Most Mauritians wanted to leave home to work in places like England, Canada or Australia, he said. “But for us we chose New Zealand mainly for my daughter, a nine-year old… it would be the best place for her to grow.”

In Mauritius, the weather is warm. They have two seasons there, but “what we call winter there, is probably the summer here”, he said. Mauritius is a busy, densely-populated island nation with a strong tourism industry.

The sparsely populated West Coast might seem like an odd choice for his new workplace, but he said he wanted to get away from big cities.

“We thought of moving to New Zealand and relocating to a small town… and when we came to Greymouth we really fell in love with that little town. And then last year we bought our own house.”

Settling in to life at Te Nīkau, Grey Hospital and Health Centre, was not necessarily a big change either from his practice at home. There they tended to practice what he described as a rural model of care. Nurses might be expected to practice across multiple areas – “like medical, surgical, paediatric, ED”.

“This is something that I did back home – and it was easy for me to go back to this rural way of practice.”

Last year they shifted to new hospital premises and merged medical and surgical wards into a single, general ward.

Training staff as generalists

One of the challenges he was given when he came to the West Coast was to train staff to become more “generalist” practitioners.

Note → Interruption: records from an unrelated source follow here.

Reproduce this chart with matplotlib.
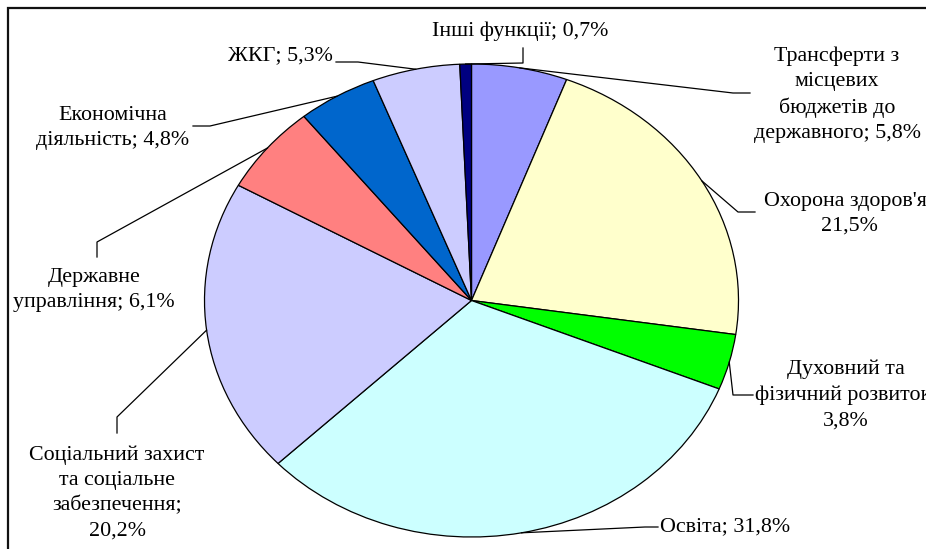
import numpy as np
import matplotlib.pyplot as plt

plt.rcParams['font.family'] = ['Liberation Serif', 'DejaVu Serif']

# shares of local budget expenditures, %, clockwise from 12 o'clock
labels = ["Трансферти з\nмісцевих\nбюджетів до\nдержавного; 5,8%",
          "Охорона здоров'я;\n21,5%",
          "Духовний та\nфізичний розвиток;\n3,8%",
          "Освіта; 31,8%",
          "Соціальний захист\nта соціальне\nзабезпечення;\n20,2%",
          "Державне\nуправління; 6,1%",
          "Економічна\nдіяльність; 4,8%",
          "ЖКГ; 5,3%",
          "Інші функції; 0,7%"]
values = [5.8, 21.5, 3.8, 31.8, 20.2, 6.1, 4.8, 5.3, 0.7]
colors = ['#9999FF', '#FFFFCC', '#00FF00', '#CCFFFF', '#CCCCFF',
          '#FF8080', '#0066CC', '#CCCCFF', '#000080']

# label layout in pixels (from top-left): text pos, alignment, leader elbow and end
text_pos = [(837, 95), (849, 214), (846, 395), (660, 527), (117, 493),
            (94, 290), (113, 128), (333, 56), (520, 31)]
text_ha = ['center', 'center', 'center', 'left', 'center',
           'center', 'center', 'right', 'center']
elbow = [(733, 93), (738, 212), (733, 395), (645, 527), (117, 417),
         (97, 242), (210, 126), (358, 62), (523, 63)]
lead_end = [(750, 93), (755, 212), (753, 395), (658, 527), (117, 433),
            (97, 257), (193, 126), (336, 62), (523, 48)]

W, H = 926, 549
cx, cy, rx, ry = 471.5, 300.5, 267.0, 236.5

fig = plt.figure(figsize=(W / 100, H / 100), dpi=100)

# pie axes sized to the ellipse bounding box
ax = fig.add_axes([(cx - rx) / W, (H - cy - ry) / H, 2 * rx / W, 2 * ry / H])
wedges, _ = ax.pie(values, colors=colors, startangle=90, counterclock=False,
                   wedgeprops={'edgecolor': 'black', 'linewidth': 0.9})
ax.set_aspect('auto')
ax.set_xlim(-1, 1)
ax.set_ylim(-1, 1)
ax.axis('off')

# overlay axes in pixel coordinates for labels, leaders and frame
ov = fig.add_axes([0, 0, 1, 1])
ov.set_xlim(0, W)
ov.set_ylim(H, 0)
ov.axis('off')

ov.plot([8, 8, W], [H, 8, 8], color='#111111', lw=1.6, solid_joinstyle='miter')

for i, w in enumerate(wedges):
    mid = np.deg2rad((w.theta1 + w.theta2) / 2)
    ax_x = cx + rx * np.cos(mid)
    ax_y = cy - ry * np.sin(mid)
    ov.plot([ax_x, elbow[i][0], lead_end[i][0]],
            [ax_y, elbow[i][1], lead_end[i][1]], color='black', lw=0.9)
    ov.text(text_pos[i][0], text_pos[i][1], labels[i], ha=text_ha[i],
            va='center', multialignment='center', fontsize=15.8,
            linespacing=1.43)

fig.savefig('out.png', dpi=100)
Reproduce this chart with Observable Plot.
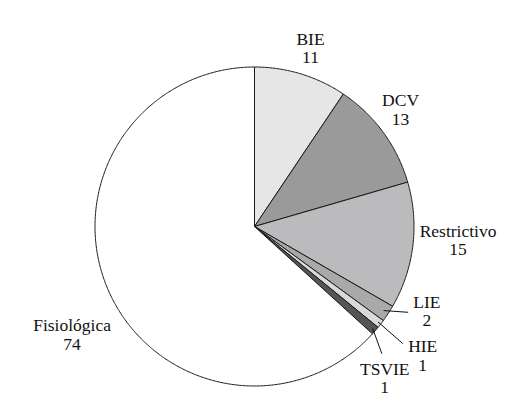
<!DOCTYPE html>
<html>
<head>
<meta charset="utf-8">
<script src="https://cdn.jsdelivr.net/npm/d3@7"></script>
<script src="https://cdn.jsdelivr.net/npm/@observablehq/plot@0.6"></script>
<style>
  html, body { margin: 0; padding: 0; background: #fff; }
  #chart svg { display: block; }
  #chart svg text { font-family: "Liberation Serif", "Times New Roman", "DejaVu Serif", serif !important; }
</style>
</head>
<body>
<div id="chart"></div>
<script>
// Data (clockwise from 12 o'clock)
const categories = ["BIE", "DCV", "Restrictivo", "LIE", "HIE", "TSVIE", "Fisiológica"];
const values = [11, 13, 15, 2, 1, 1, 74];
const colors = ["#e6e6e6", "#9a9a9a", "#bbbbbd", "#a9a9a9", "#dadada", "#555555", "#ffffff"];

// Layout config
const W = 512, H = 407;
const CX = 254, CY = 226, R = 159.5;
// label placement: [radius, angle nudge (deg)]
const labelPlace = {
  "BIE": [187, 0.5],
  "DCV": [187, -2.5],
  "Restrictivo": [204, -3.1],
  "LIE": [192, -7.0],
  "HIE": [212, -0.2],
  "TSVIE": [200, 8.6],
  "Fisiológica": [212, -6.8]
};
// leader lines for small slices: [start radius, end radius, end angle nudge (deg)]
const leaders = {
  "LIE": [154, 176, -3.9],
  "HIE": [156, 189, 0.6],
  "TSVIE": [156, 180, 4.2]
};

const total = d3.sum(values);
let acc = 0;
const slices = categories.map((c, i) => {
  const a0 = acc / total * 2 * Math.PI;
  acc += values[i];
  const a1 = acc / total * 2 * Math.PI;
  return {cat: c, value: values[i], color: colors[i], a0, a1, mid: (a0 + a1) / 2};
});

// polar -> plot coords (y up), angle measured clockwise from top
const px = (r, a) => r * Math.sin(a);
const py = (r, a) => r * Math.cos(a);
const rad = d => d * Math.PI / 180;

const polyPts = [];
for (const s of slices) {
  const n = Math.max(2, Math.ceil((s.a1 - s.a0) / rad(1) * 2));
  polyPts.push({cat: s.cat, color: s.color, x: 0, y: 0});
  for (let k = 0; k <= n; k++) {
    const a = s.a0 + (s.a1 - s.a0) * k / n;
    polyPts.push({cat: s.cat, color: s.color, x: px(R, a), y: py(R, a)});
  }
  polyPts.push({cat: s.cat, color: s.color, x: 0, y: 0});
}

const labels = slices.map(s => {
  const [r, nud] = labelPlace[s.cat];
  const a = s.mid + rad(nud);
  return {cat: s.cat, value: s.value, x: px(r, a), y: py(r, a)};
});

const leaderSegs = [];
for (const s of slices) {
  if (!leaders[s.cat]) continue;
  const [r0, r1, dAng] = leaders[s.cat];
  const a1 = s.mid + rad(dAng);
  leaderSegs.push({cat: s.cat, x1: px(r0, s.mid), y1: py(r0, s.mid), x2: px(r1, a1), y2: py(r1, a1)});
}

const chart = Plot.plot({
  width: W,
  height: H,
  margin: 0,
  x: {domain: [-CX, W - CX], axis: null},
  y: {domain: [-(H - CY), CY], axis: null},
  style: {fontFamily: "'Liberation Serif', 'Times New Roman', serif", background: "#fff"},
  marks: [
    Plot.line(polyPts, {x: "x", y: "y", z: "cat", fill: "color", stroke: "#1a1a1a", strokeWidth: 1, strokeLinejoin: "round", curve: "linear"}),
    Plot.link(leaderSegs, {x1: "x1", y1: "y1", x2: "x2", y2: "y2", stroke: "#111", strokeWidth: 1}),
    Plot.text(labels, {x: "x", y: "y", text: d => `${d.cat}\n${d.value}`, fontSize: 17.5, lineHeight: 1.05, fill: "#111", textAnchor: "middle", fontFamily: "Liberation Serif"})
  ]
});
document.getElementById("chart").appendChild(chart);
</script>
</body>
</html>
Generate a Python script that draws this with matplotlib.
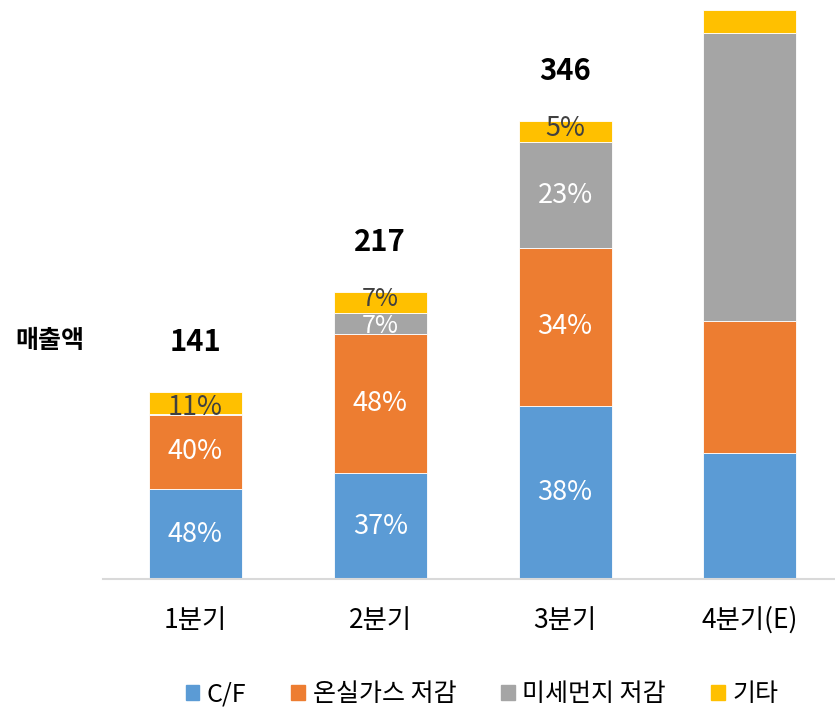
import numpy as np
import matplotlib.pyplot as plt
from matplotlib.patches import Patch

plt.rcParams['font.family'] = ['Noto Sans CJK KR', 'DejaVu Sans']

quarters = ['1분기', '2분기', '3분기', '4분기(E)']
series = ['C/F', '온실가스 저감', '미세먼지 저감', '기타']
cf = [68, 80, 131, 95]
ghg = [56, 105, 119, 100]
dust = [1, 16, 80, 218]
etc = [16, 16, 16, 17]
totals = ['141', '217', '346', '']
pct_labels = [
    ['48%', '37%', '38%', ''],
    ['40%', '48%', '34%', ''],
    ['', '7%', '23%', ''],
    ['11%', '7%', '5%', ''],
]
colors = ['#5b9bd5', '#ed7d31', '#a5a5a5', '#ffc000']
label_colors = ['white', 'white', 'white', '#404040']

fig = plt.figure(figsize=(8.35, 7.12), dpi=100)
ax = fig.add_axes([103 / 835, 133 / 712, 732 / 835, 579 / 712])

x = np.arange(len(quarters))
bottom = np.zeros(len(quarters))
for k, (vals, col, labs, lc) in enumerate(zip([cf, ghg, dust, etc], colors, pct_labels, label_colors)):
    vals = np.array(vals, dtype=float)
    ax.bar(x, vals, 0.503, bottom=bottom, color=col, edgecolor='white', linewidth=0.6)
    for i, lab in enumerate(labs):
        if not lab:
            continue
        yc = bottom[i] + vals[i] / 2
        fs = 19.5
        # small nudges for the thin segments, like the original
        if k == 3:
            yc += -3.5 if i == 0 else 2.5
        if i == 1 and k >= 2:
            fs = 18
            if k == 2:
                yc -= 1.5
        ax.text(x[i], yc, lab, ha='center', va='center', color=lc, fontsize=fs)
    bottom += vals

for i, t in enumerate(totals):
    if t:
        ax.text(x[i], bottom[i] + 38, t, ha='center', va='center', fontsize=21,
                fontweight='bold', color='black')

ax.set_xlim(-0.5, 3.46)
ax.set_ylim(0, 437.6)
ax.set_yticks([])
ax.set_xticks(x)
ax.set_xticklabels(quarters, fontsize=19)
ax.tick_params(axis='x', length=0, pad=20)
for s in ['top', 'right', 'left']:
    ax.spines[s].set_visible(False)
ax.spines['bottom'].set_color('#d9d9d9')
ax.spines['bottom'].set_linewidth(1.5)

fig.text(15 / 835, 1 - 341 / 712, '매출액', ha='left', va='center', fontsize=18,
         fontweight='bold')

handles = [Patch(color=c) for c in colors]
fig.legend(handles, series, loc='center', bbox_to_anchor=(482 / 835, 1 - 694 / 712),
           ncol=4, frameon=False, fontsize=18, handlelength=0.55, handleheight=0.55,
           handletextpad=0.3, columnspacing=1.8)

fig.savefig('out.png', dpi=100)
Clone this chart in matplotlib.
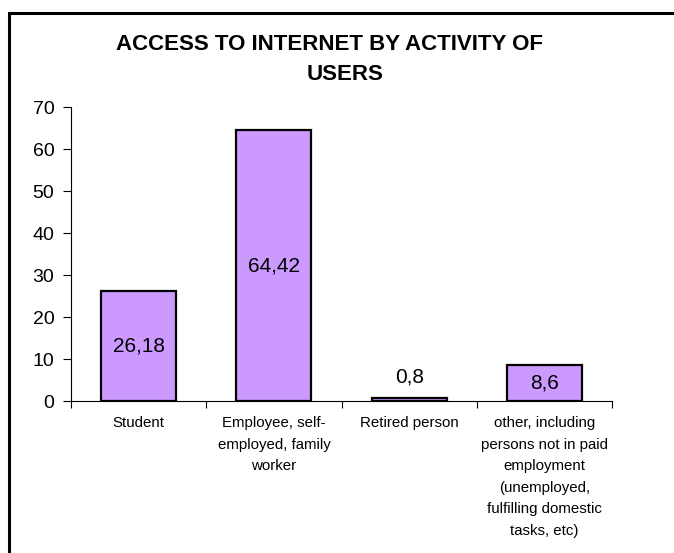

“I had to train the medical into surgical and the surgical into medical, and merge the two together – and so when we moved last year it went really smoothly.”

This jack-of-all-trades approach includes Gopalla himself. He is clinical nurse manager (ICU, medical-surgical ward), but after hours he is an on-call hospital-wide duty manager; at other times he fills in on shifts as duty nurse manager.

Gaining his registration in New Zealand was not problematic, he said. “I’ve done most of my studies with the Royal College of Nursing in England, and then the training in Mauritius is equivalent to the training in England [as a Commonwealth country] so we tend to have the same practice and education.”

In 2015, he completed his CAP course work in Hawke’s Bay and gained his registration. Now he is continuing to deepen his understanding of life in Aotearoa – training in te reo and tikanga Māori. It is something that makes him feel more like he is back home in multi-lingual Mauritius.

There were similarities between the Mauritian creole culture and the Māori culture, he said. “So it’s quite easy for us to adapt.”

After decades training and working around the world, Gopalla has found a home away from the traffic jams and long supermarket queues of big cities elsewhere.

“To be honest with you,” he says, “I have never felt homesick from the moment we came. We’ve always been surrounded here with friends, and colleagues… so we’ve never felt we’re on our own.”